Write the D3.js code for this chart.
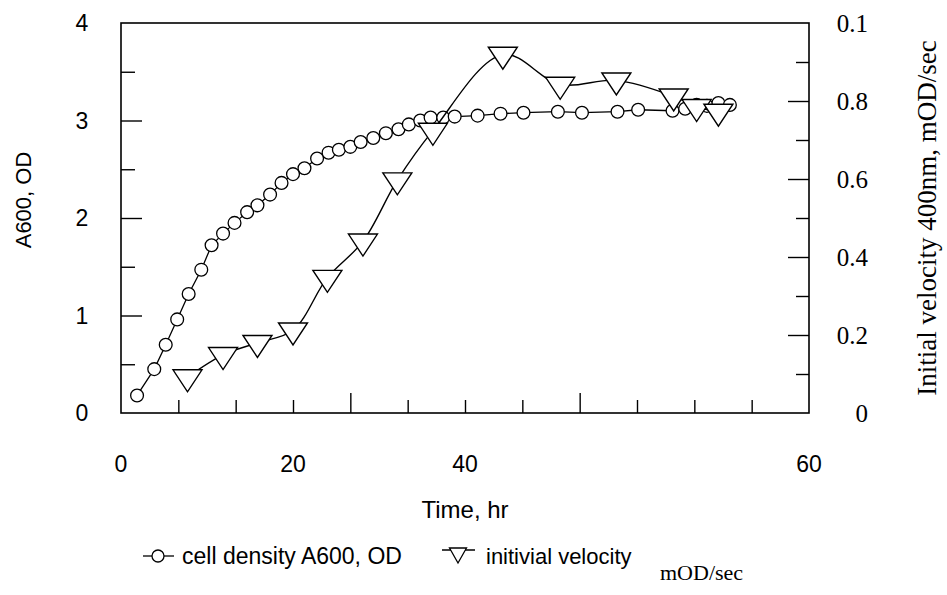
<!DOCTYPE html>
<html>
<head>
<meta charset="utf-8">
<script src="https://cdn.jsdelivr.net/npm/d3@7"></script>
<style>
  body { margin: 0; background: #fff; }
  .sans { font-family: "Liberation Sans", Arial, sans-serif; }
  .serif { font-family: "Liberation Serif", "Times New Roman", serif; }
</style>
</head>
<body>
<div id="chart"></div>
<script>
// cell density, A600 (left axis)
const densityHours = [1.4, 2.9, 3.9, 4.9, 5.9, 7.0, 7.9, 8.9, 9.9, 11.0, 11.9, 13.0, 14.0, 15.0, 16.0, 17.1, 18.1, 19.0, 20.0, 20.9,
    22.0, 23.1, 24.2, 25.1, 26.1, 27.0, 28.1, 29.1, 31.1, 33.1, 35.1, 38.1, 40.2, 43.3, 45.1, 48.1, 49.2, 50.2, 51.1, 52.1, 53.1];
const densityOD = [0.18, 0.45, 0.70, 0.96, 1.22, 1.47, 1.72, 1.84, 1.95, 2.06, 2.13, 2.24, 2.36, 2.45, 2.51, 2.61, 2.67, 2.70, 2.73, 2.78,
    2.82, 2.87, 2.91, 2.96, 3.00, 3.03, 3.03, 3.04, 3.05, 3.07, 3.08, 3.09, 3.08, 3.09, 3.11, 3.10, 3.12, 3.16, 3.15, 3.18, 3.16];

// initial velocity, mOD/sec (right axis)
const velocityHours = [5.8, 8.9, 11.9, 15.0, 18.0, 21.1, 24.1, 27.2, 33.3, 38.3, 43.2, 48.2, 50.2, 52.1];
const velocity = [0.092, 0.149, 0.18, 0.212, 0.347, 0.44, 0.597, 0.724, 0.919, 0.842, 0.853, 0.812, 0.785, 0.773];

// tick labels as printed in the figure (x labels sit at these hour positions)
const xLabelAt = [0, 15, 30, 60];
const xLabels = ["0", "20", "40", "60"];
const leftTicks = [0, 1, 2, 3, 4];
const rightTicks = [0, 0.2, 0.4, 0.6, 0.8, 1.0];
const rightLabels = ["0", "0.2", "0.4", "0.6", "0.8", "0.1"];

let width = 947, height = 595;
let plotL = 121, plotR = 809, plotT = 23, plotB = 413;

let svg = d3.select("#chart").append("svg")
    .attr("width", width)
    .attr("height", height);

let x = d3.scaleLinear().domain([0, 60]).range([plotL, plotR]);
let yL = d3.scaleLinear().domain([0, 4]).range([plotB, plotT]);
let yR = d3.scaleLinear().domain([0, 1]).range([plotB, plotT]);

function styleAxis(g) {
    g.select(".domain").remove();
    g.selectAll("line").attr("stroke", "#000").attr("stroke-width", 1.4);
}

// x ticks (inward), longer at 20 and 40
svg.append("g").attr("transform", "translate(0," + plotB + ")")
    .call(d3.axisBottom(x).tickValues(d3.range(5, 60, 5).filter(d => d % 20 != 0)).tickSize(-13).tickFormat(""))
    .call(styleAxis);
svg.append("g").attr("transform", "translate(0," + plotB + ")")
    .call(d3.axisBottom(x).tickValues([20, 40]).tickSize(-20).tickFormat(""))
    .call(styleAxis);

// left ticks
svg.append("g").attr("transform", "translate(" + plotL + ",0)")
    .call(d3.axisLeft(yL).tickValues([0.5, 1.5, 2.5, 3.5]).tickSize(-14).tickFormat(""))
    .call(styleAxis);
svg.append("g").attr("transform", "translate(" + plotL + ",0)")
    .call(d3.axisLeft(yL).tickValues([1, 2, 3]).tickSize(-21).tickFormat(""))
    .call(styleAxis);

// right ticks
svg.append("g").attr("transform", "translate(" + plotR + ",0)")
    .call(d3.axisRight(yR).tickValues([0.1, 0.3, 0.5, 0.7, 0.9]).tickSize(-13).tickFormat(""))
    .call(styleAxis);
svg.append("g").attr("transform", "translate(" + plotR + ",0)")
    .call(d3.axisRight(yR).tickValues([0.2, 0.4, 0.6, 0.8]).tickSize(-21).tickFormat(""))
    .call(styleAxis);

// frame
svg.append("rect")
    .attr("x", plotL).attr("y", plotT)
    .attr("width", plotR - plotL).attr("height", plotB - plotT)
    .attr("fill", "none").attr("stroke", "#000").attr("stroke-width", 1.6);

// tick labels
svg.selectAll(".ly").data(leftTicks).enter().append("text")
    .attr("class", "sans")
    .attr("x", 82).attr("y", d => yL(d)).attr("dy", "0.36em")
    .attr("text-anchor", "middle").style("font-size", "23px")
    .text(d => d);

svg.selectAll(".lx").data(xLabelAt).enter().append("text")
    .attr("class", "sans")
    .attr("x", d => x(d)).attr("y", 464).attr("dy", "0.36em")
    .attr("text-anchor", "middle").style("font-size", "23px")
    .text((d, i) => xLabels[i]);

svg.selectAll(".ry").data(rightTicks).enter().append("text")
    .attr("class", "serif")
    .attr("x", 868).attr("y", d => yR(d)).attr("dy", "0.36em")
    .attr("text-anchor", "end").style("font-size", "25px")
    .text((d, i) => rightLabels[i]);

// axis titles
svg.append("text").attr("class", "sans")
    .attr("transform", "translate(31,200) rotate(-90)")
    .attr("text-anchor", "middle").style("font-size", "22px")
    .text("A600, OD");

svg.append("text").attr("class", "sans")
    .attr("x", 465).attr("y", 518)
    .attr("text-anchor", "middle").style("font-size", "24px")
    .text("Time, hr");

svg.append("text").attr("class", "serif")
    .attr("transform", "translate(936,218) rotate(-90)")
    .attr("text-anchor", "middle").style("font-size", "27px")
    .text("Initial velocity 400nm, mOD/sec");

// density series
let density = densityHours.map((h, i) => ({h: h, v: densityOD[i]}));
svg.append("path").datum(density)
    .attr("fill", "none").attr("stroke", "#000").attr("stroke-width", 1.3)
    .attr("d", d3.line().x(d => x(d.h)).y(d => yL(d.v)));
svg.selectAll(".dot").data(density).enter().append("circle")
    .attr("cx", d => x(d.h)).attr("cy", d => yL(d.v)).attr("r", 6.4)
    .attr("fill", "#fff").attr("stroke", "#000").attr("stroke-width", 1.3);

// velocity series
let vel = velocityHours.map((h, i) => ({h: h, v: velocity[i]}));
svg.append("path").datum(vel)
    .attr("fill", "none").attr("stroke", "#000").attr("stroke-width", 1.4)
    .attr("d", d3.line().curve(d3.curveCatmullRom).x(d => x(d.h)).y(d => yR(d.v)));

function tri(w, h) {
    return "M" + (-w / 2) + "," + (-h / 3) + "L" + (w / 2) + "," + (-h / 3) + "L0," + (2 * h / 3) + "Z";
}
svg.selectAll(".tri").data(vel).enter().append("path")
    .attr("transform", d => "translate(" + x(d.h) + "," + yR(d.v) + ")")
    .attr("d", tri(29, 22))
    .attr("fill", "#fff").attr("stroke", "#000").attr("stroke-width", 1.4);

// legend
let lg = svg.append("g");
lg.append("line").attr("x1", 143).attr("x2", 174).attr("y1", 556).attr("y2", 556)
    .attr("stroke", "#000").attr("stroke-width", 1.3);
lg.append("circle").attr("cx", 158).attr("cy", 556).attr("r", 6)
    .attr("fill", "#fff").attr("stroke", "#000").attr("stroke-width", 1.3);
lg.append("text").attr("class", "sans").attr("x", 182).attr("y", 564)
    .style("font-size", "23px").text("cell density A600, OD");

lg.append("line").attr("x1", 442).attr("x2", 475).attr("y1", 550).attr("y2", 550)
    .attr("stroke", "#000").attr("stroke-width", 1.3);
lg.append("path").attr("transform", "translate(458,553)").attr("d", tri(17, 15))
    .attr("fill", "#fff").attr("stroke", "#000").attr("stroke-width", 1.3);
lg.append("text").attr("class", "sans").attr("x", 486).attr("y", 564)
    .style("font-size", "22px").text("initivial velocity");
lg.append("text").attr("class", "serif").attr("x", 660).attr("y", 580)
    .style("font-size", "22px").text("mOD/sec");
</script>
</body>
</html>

*WRITTEN TASK*. Please extract exactly the lines of the data, from the first through the line containing "3.15, 3.18, 3.16];", and add no pictures to the copy.

*FINISHED EXERCISE*.
Write the D3.js code for this chart.
<!DOCTYPE html>
<html>
<head>
<meta charset="utf-8">
<script src="https://cdn.jsdelivr.net/npm/d3@7"></script>
<style>
  body { margin: 0; background: #fff; }
  .sans { font-family: "Liberation Sans", Arial, sans-serif; }
  .serif { font-family: "Liberation Serif", "Times New Roman", serif; }
</style>
</head>
<body>
<div id="chart"></div>
<script>
// cell density, A600 (left axis)
const densityHours = [1.4, 2.9, 3.9, 4.9, 5.9, 7.0, 7.9, 8.9, 9.9, 11.0, 11.9, 13.0, 14.0, 15.0, 16.0, 17.1, 18.1, 19.0, 20.0, 20.9,
    22.0, 23.1, 24.2, 25.1, 26.1, 27.0, 28.1, 29.1, 31.1, 33.1, 35.1, 38.1, 40.2, 43.3, 45.1, 48.1, 49.2, 50.2, 51.1, 52.1, 53.1];
const densityOD = [0.18, 0.45, 0.70, 0.96, 1.22, 1.47, 1.72, 1.84, 1.95, 2.06, 2.13, 2.24, 2.36, 2.45, 2.51, 2.61, 2.67, 2.70, 2.73, 2.78,
    2.82, 2.87, 2.91, 2.96, 3.00, 3.03, 3.03, 3.04, 3.05, 3.07, 3.08, 3.09, 3.08, 3.09, 3.11, 3.10, 3.12, 3.16, 3.15, 3.18, 3.16];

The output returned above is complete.